Senate Leader McConnell touts 'bipartisanship,' warns Dems 'presidential harassment' could backfire
He conceded that GOP efforts to end Obamacare are dead.
Senate Majority Leader Mitch McConnell, with a rare smile and spring in his step, made clear Wednesday that he is happy with the outcome of the election that has increased his majority by at least three senators, calling President Donald Trump's efforts "very helpful" with that victory.
“Indeed it is a good morning for Senate Republicans,” the Kentucky Republicans told reporters.
But gone was any hint of partisan crowing.
In fact, McConnell called for "bipartisanship" numerous times and even offered some advice for his Democratic counterparts who retook the House majority and have promised multiple oversight investigations of the president, including a quest for his tax returns.
“The whole issue of presidential harassment is interesting,” the leader said, “I remember when we tried it in the late 90s. We impeached President Clinton. His numbers went up and ours went down, and we under-performed in the next election.”
"The Democrats in the House will have to decide just how much presidential harassment they think is good strategy. I'm not so sure it will work for them,” McConnell added, refusing to directly answer a question about a post-election presidential tweet implying Senate Republicans might just counter-investigate House Democrats for “leaks of Classified Information” in retaliation.
McConnell eschewed further attempts to get him to respond to heated presidential rhetoric, refusing to call the migrant caravan - still hundreds of miles from the southern U.S. border - a “crisis,” as Trump did in high profile campaign rallies designed to turn out the GOP base.
And in a rare moment of practicality, the Republican leader, who is up for re-election in 2020, conceded that one of the GOP’s signature efforts -- the repeal of “Obamacare” -- is all but dead.

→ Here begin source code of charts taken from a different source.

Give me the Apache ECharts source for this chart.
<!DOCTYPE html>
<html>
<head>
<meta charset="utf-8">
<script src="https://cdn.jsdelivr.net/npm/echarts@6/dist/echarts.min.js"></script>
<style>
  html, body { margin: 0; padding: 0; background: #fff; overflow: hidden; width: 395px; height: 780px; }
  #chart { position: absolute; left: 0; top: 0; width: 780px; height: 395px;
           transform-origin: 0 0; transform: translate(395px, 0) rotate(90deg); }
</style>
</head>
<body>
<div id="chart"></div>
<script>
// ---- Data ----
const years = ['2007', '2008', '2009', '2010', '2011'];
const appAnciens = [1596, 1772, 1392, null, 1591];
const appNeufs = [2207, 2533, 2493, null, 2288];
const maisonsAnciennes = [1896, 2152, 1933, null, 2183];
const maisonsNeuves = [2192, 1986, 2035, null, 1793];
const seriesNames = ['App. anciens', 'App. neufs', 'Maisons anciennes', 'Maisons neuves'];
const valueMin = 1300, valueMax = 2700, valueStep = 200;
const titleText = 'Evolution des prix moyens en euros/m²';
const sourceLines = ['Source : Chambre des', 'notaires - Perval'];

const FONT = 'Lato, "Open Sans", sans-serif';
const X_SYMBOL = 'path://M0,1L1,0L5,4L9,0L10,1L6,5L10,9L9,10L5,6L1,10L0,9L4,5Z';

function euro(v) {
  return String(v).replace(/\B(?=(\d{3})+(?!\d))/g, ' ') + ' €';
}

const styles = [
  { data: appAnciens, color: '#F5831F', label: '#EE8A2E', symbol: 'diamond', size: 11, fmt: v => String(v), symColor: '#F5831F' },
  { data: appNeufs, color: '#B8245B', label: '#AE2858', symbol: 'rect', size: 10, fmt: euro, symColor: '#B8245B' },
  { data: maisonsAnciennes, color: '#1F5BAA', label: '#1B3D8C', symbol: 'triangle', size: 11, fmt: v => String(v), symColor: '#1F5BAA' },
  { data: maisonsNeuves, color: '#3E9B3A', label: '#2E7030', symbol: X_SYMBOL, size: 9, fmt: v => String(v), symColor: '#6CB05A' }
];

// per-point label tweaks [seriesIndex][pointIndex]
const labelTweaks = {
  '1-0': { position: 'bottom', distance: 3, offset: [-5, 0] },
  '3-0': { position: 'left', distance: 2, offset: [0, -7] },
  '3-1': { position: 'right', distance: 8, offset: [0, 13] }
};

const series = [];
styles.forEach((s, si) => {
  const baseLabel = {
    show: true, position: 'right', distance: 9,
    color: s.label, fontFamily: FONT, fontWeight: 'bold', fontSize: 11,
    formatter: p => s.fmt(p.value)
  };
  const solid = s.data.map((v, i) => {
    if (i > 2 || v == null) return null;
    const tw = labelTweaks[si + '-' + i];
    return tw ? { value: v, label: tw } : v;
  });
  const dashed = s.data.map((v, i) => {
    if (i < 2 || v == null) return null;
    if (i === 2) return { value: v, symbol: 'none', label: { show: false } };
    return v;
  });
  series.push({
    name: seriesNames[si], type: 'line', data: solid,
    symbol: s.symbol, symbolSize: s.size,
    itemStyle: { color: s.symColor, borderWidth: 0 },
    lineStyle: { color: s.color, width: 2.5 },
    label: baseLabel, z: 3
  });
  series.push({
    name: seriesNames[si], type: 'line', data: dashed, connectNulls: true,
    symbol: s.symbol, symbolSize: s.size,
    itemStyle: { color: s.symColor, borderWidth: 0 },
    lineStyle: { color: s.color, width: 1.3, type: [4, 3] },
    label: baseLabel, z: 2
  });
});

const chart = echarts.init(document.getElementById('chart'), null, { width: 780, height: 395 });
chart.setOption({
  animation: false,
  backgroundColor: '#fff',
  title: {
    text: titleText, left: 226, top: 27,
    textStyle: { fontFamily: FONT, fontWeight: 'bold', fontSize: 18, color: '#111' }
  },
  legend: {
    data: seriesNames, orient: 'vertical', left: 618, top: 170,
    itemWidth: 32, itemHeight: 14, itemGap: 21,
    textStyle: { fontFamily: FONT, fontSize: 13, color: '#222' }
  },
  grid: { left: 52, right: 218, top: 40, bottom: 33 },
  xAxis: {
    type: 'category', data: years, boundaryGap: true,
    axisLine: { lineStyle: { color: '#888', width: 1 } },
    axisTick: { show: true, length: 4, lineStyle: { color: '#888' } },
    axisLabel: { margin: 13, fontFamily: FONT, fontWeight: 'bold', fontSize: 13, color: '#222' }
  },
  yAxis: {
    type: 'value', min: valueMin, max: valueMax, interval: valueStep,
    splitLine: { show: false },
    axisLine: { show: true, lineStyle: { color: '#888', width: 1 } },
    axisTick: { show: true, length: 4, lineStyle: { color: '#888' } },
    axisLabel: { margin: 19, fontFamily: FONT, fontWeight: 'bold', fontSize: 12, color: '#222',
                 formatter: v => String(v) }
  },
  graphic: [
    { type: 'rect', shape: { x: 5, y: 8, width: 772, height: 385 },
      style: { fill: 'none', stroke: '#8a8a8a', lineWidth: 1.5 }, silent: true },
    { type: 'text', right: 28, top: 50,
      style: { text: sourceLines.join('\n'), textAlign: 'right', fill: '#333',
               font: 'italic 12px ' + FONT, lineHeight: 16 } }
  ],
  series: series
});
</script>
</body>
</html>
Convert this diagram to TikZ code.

“I think the message is, figure out what you can do together and do it,” McConnell said, adding that the Affordable Care Act needs to be fixed but that any effort to repair the Obama-era law would have to be done “on a bipartisan basis.”
“The rhetoric doesn’t solve the problem,” said McConnell.

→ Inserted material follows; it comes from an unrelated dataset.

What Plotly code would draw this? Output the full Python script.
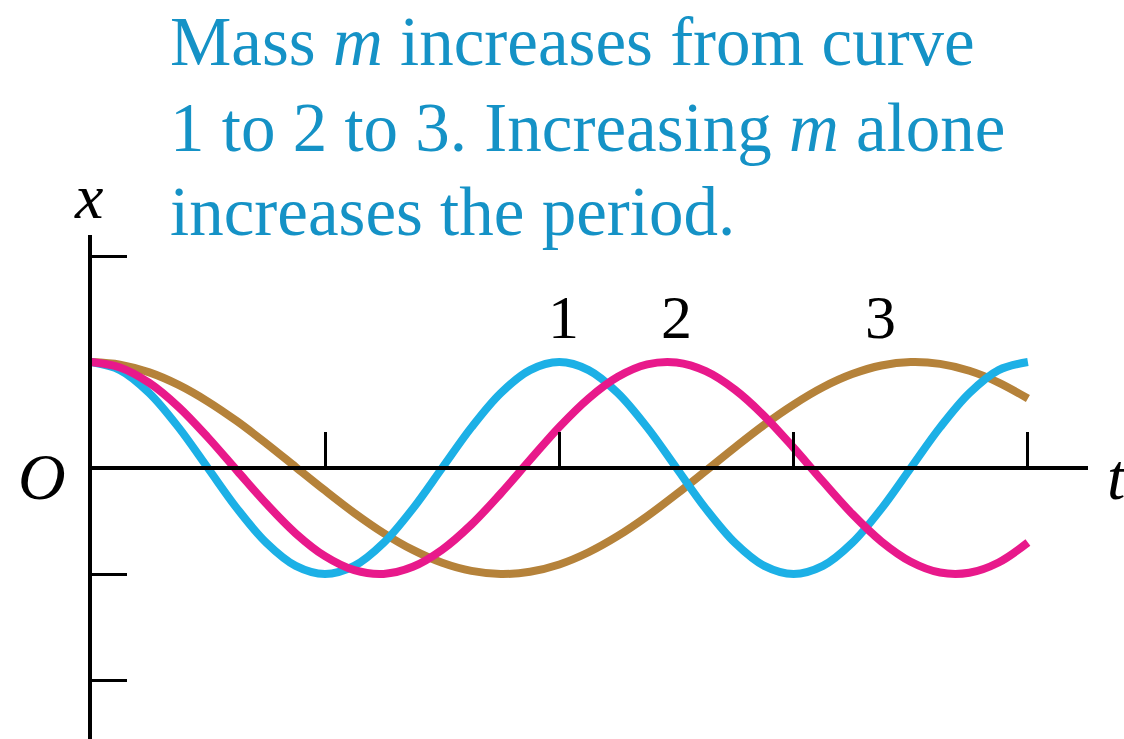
import plotly.graph_objects as go

# Time samples (in units of the t-axis tick spacing), every 1/8 unit
t_values = [i / 8 for i in range(33)]

# Displacement x for each curve (amplitude = 1 tick unit)
curve1_x = [1.000, 0.924, 0.707, 0.383, 0.000, -0.383, -0.707, -0.924, -1.000,
            -0.924, -0.707, -0.383, 0.000, 0.383, 0.707, 0.924, 1.000,
            0.924, 0.707, 0.383, 0.000, -0.383, -0.707, -0.924, -1.000,
            -0.924, -0.707, -0.383, 0.000, 0.383, 0.707, 0.924, 1.000]
curve2_x = [1.000, 0.949, 0.803, 0.576, 0.289, -0.026, -0.338, -0.617, -0.832,
            -0.964, -0.999, -0.932, -0.771, -0.533, -0.240, 0.076, 0.387,
            0.656, 0.860, 0.977, 0.995, 0.913, 0.738, 0.490, 0.191,
            -0.127, -0.433, -0.694, -0.884, -0.986, -0.988, -0.891, -0.703]
curve3_x = [1.000, 0.975, 0.902, 0.784, 0.627, 0.440, 0.230, 0.009, -0.212,
            -0.424, -0.614, -0.773, -0.894, -0.971, -1.000, -0.979, -0.910,
            -0.795, -0.641, -0.455, -0.247, -0.027, 0.195, 0.408, 0.599,
            0.762, 0.886, 0.967, 0.999, 0.982, 0.917, 0.806, 0.655]

curve_names = ["1", "2", "3"]
curve_colors = ["#1cb0e6", "#e8198b", "#b5823a"]
label_t = [2.02, 2.5, 3.37]
label_x = [1.42, 1.42, 1.42]

t_ticks = [1, 2, 3, 4]
x_ticks = [2, -1, -2]

W, H = 1124, 739
ORIGIN_PX = (90.7, 468)   # pixel position of the origin O
T_UNIT = 234.3            # pixels per t unit
X_UNIT = 106              # pixels per x unit
AX_LEFT, AX_RIGHT, AX_TOP = 92, 1088, 235

fig = go.Figure()

series = [curve3_x, curve1_x, curve2_x]
order = [2, 0, 1]
for idx, ys in zip(order, series):
    fig.add_trace(go.Scatter(
        x=t_values, y=ys, mode="lines", name=curve_names[idx],
        line=dict(color=curve_colors[idx], width=8, shape="spline", smoothing=1.0),
        hoverinfo="skip", showlegend=False,
    ))

# Curve number labels
for name, lt, lx in zip(curve_names, label_t, label_x):
    fig.add_annotation(x=lt, y=lx, xref="x", yref="y", text=name, showarrow=False,
                       font=dict(family="Liberation Serif", size=62, color="black"),
                       xanchor="center", yanchor="middle")

x_range = [(AX_LEFT - ORIGIN_PX[0]) / T_UNIT, (AX_RIGHT - ORIGIN_PX[0]) / T_UNIT]
y_range = [(ORIGIN_PX[1] - H) / X_UNIT, (ORIGIN_PX[1] - AX_TOP) / X_UNIT]

fig.update_layout(
    width=W, height=H,
    margin=dict(l=0, r=0, t=0, b=0),
    paper_bgcolor="white", plot_bgcolor="white",
    xaxis=dict(domain=[AX_LEFT / W, AX_RIGHT / W], range=x_range,
               anchor="free", position=1 - ORIGIN_PX[1] / H,
               showgrid=False, zeroline=False, showline=True,
               linecolor="black", linewidth=4,
               ticks="inside", ticklen=34, tickwidth=3, tickcolor="black",
               tickvals=t_ticks, showticklabels=False, fixedrange=True),
    yaxis=dict(domain=[0, 1 - AX_TOP / H], range=y_range, anchor="x",
               showgrid=False, zeroline=False, showline=True,
               linecolor="black", linewidth=4,
               ticks="inside", ticklen=35, tickwidth=3, tickcolor="black",
               tickvals=x_ticks, showticklabels=False, fixedrange=True),
)

# Caption text
title_color = "#1592c6"
caption = [
    "Mass <i>m</i> increases from curve",
    "1 to 2 to 3. Increasing <i>m</i> alone",
    "increases the period.",
]
caption_y = [42, 128, 212]
for line, py in zip(caption, caption_y):
    fig.add_annotation(x=168 / W, y=1 - py / H, xref="paper", yref="paper",
                       text=line, showarrow=False, xanchor="left", yanchor="middle",
                       font=dict(family="Liberation Serif", size=69, color=title_color))

# Axis letters
axis_labels = [("<i>x</i>", 88, 196, 64), ("<i>O</i>", 42, 476, 66), ("<i>t</i>", 1117, 476, 66)]
for txt, px, py, sz in axis_labels:
    fig.add_annotation(x=px / W, y=1 - py / H, xref="paper", yref="paper",
                       text=txt, showarrow=False, xanchor="center", yanchor="middle",
                       font=dict(family="Liberation Serif", size=sz, color="black"))

fig.write_html("out.html")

But old disagreements are not easily fixed, and partisan lines are deeper in a divided country that delivered a divided Congress.
When asked where he could specifically find common ground with House Democratic Leader Nancy Pelosi, McConnell struggled to name examples - offering only the usual example of infrastructure, something that is often cited but rarely a bipartisan achievement. President Trump also cited this as an area where he could work with Democrats in 2016, but nothing has happened to date.

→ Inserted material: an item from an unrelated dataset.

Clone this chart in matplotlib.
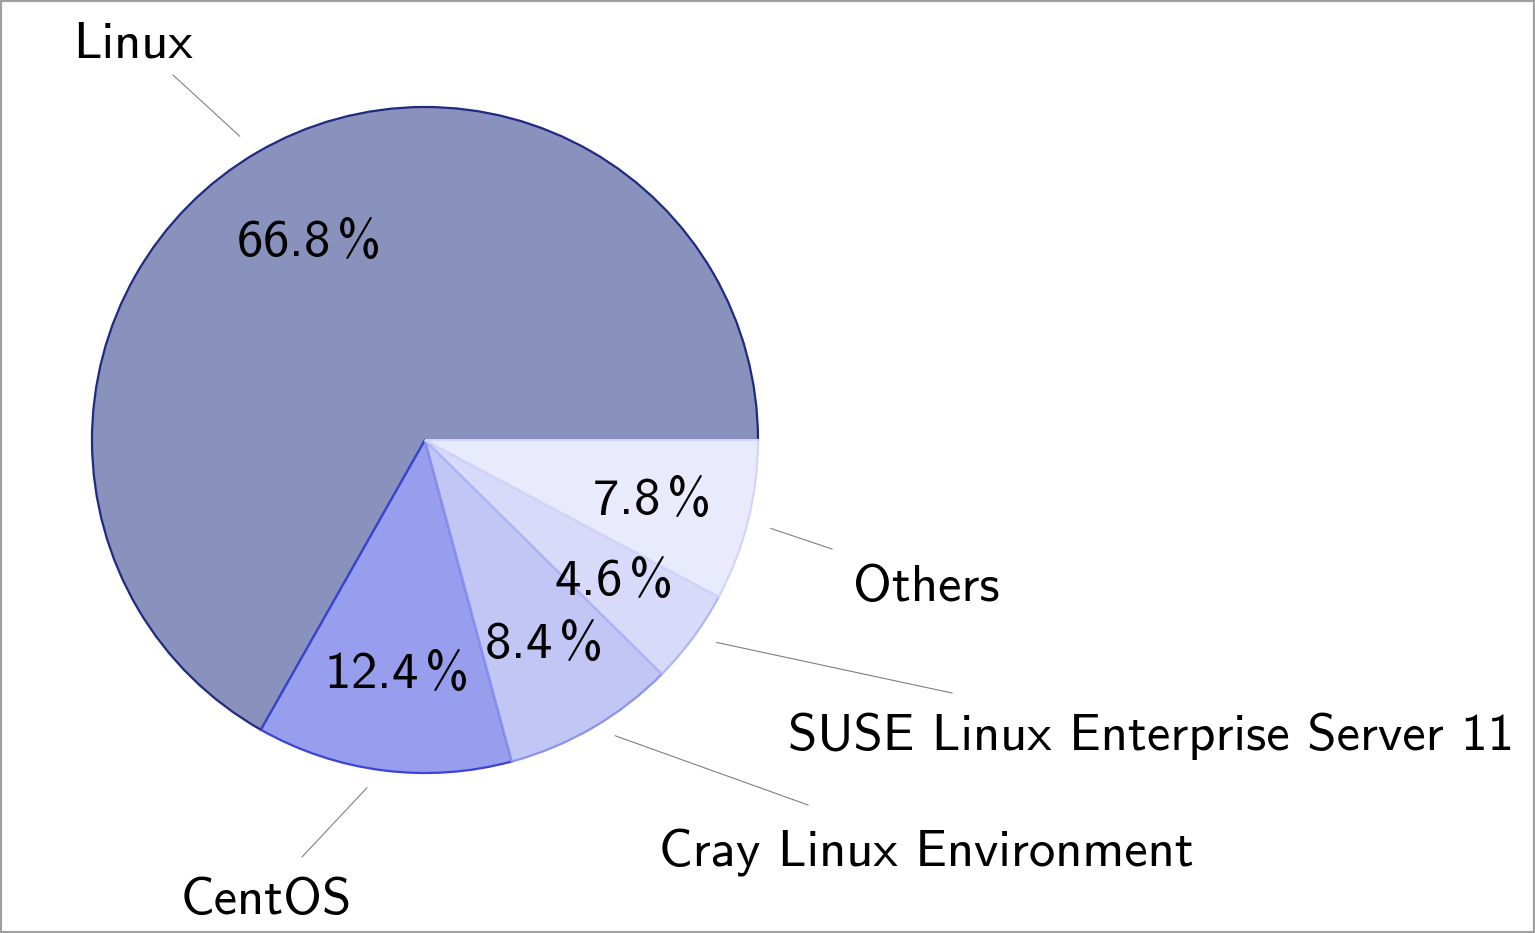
import numpy as np
import matplotlib.pyplot as plt
from matplotlib.patches import Rectangle

plt.rcParams['mathtext.fontset'] = 'custom'
plt.rcParams['mathtext.rm'] = 'cmss10'
plt.rcParams['mathtext.it'] = 'cmss10'
plt.rcParams['mathtext.bf'] = 'cmss10'

# data
systems = ['Linux', 'CentOS', 'Cray Linux Environment',
           'SUSE Linux Enterprise Server 11', 'Others']
shares = [66.8, 12.4, 8.4, 4.6, 7.8]

fills = ['#8991bd', '#989eee', '#c2c6f5', '#d8daf9', '#e9ebfc']
edges = ['#1f2a80', '#3b42d8', '#8c93ee', '#b0b5f4', '#d2d5fa']

# layout in pixels (origin top-left)
W, H = 1535, 933
cx, cy, R = 425, 440, 333
label_pos = [(133, 58), (266, 914), (926, 865), (1151, 750), (926, 601)]
leader_end = [(173, 75), (302, 857), (808, 805), (952, 693), (832, 549)]
gap = 24  # leader line starts this far from the arc

fig = plt.figure(figsize=(W / 100, H / 100), dpi=100)
ax = fig.add_axes([0, 0, 1, 1])

font = dict(family='cmss10', size=38, color='black')

wedges = ax.pie(shares, colors=fills, startangle=0, counterclock=True,
                center=(cx, H - cy), radius=R, frame=True,
                wedgeprops=dict(linewidth=1.6))[0]
ax.axis('off')
ax.set_xlim(0, W)
ax.set_ylim(0, H)
ax.set_aspect('equal')
for w, ec in zip(wedges, edges):
    w.set_edgecolor(ec)

# percentage labels and outside labels with leader lines
for w, val, name, (lx, ly), (ex, ey) in zip(wedges, shares, systems,
                                            label_pos, leader_end):
    mid = np.deg2rad((w.theta1 + w.theta2) / 2)
    px = cx + 0.70 * R * np.cos(mid)
    py = H - cy + 0.70 * R * np.sin(mid) - 4
    ax.text(px, py, r'$\mathrm{%.1f\,\%%}$' % val, ha='center', va='center',
            **font)
    ax_, ay_ = cx + R * np.cos(mid), H - cy + R * np.sin(mid)
    ey = H - ey
    d = np.hypot(ex - ax_, ey - ay_)
    sx = ax_ + gap * (ex - ax_) / d
    sy = ay_ + gap * (ey - ay_) / d
    ax.plot([sx, ex], [sy, ey], color='#808080', lw=0.8)
    ax.text(lx, H - ly, name, ha='center', va='baseline', **font)

fig.patches.append(Rectangle((0, 0), 1, 1, transform=fig.transFigure,
                             fill=False, edgecolor='#a0a0a0', linewidth=3))

fig.savefig('out.png', dpi=100)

The GOP leader sounded something of a quiet alarm on funding for the border and that 10 percent middle-class tax cut touted by Trump in the waning days of the 2018 midterms.
The former is caught up in what could be a fierce fight over efforts to fund the government after December 7. President Trump wants as much as $5 billion to fund the southern border wall, but senior House Democratic advisers have told ABC News that Democrats, with a newly-reclaimed majority - will be loathe to provide one cent for that kind of funding.
And while McConnell said he would “work hard” to realize the President’s priorities on the wall, he would only say any effort to cut middle-class taxes would have to be done “on a bipartisan basis."